Before diagnosis I would have worked until I dropped dead
(I was a dedicated workaholic & too worried about money
& how much I earned & how much we had). “Material
Things” don’t matter any more, if I break or
lose them, or even don’t have them. I really, really
enjoy life – being able to have friends & rellies
round (like last Christmas – 12 for Xmas Day + 22
Boxing Day & sort of engineering Geoff (widower) &
Ann (single), both 60s, to meet quite a bit; & they
seem to have hit it off!!! Ian & I would not have gone
to UK (to see ALL my family) & South of France for 7
mths going around in our 17 yo “Pash Wagon”

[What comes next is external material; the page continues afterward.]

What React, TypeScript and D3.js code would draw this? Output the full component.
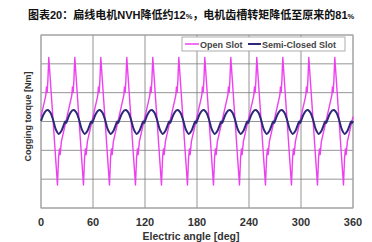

(my niece nicknamed it that); going to the 2nd World Breast
Conference held in Brussels & paid for by total strangers
from America (wow). Doing something special for each of
my birthdays since – having a wacky 55th b’day
(the 1st one after BrCa) where everyone had to dress up
as something that flies!! One lass sprayed black 2 tea strainers
& had an awfully tatty black wig on (she was a fly –
it was so revolting it was hilarious); I dressed as Big
Bird (with yellow feathers sewn on a head covering I had
for when I lost my hair); a Witch; a Bluebird; A Kingfisher
(he had a cardboard crown on his head & carried a dead
fish in a bucket); his daughters dressed as Toucans (with
2 coke cans hung around their necks); A Flying Doctor from
the Royal Doctor Flying Service (my cousin dressed up in
a white coat with stethoscope round the neck & wings
on her back named Izzy Serious – her name being Isobel)
& she went around handing out really large coloured
smarties from a huge medicine bottle telling everyone they
looked sick; Gaolbird, Time Flies; & had 3 tapes of
music playing all pertaining to flying (some really naf
songs too)!!! I then flew in a Balloon; Ian spent nearly
all his super money on a motorhome & we spent 3 mths
last year touring up to Airlie Beach (Whitsundays, Gt Barrier
Reef) where I got my Scuba Diving Licence. This year for
my 60th he has promised to feed me to the Sharks in the
Aquarium.
So – all my love to you as ever with big hugs &
kisses all round
From your very loving Daughter – VJ.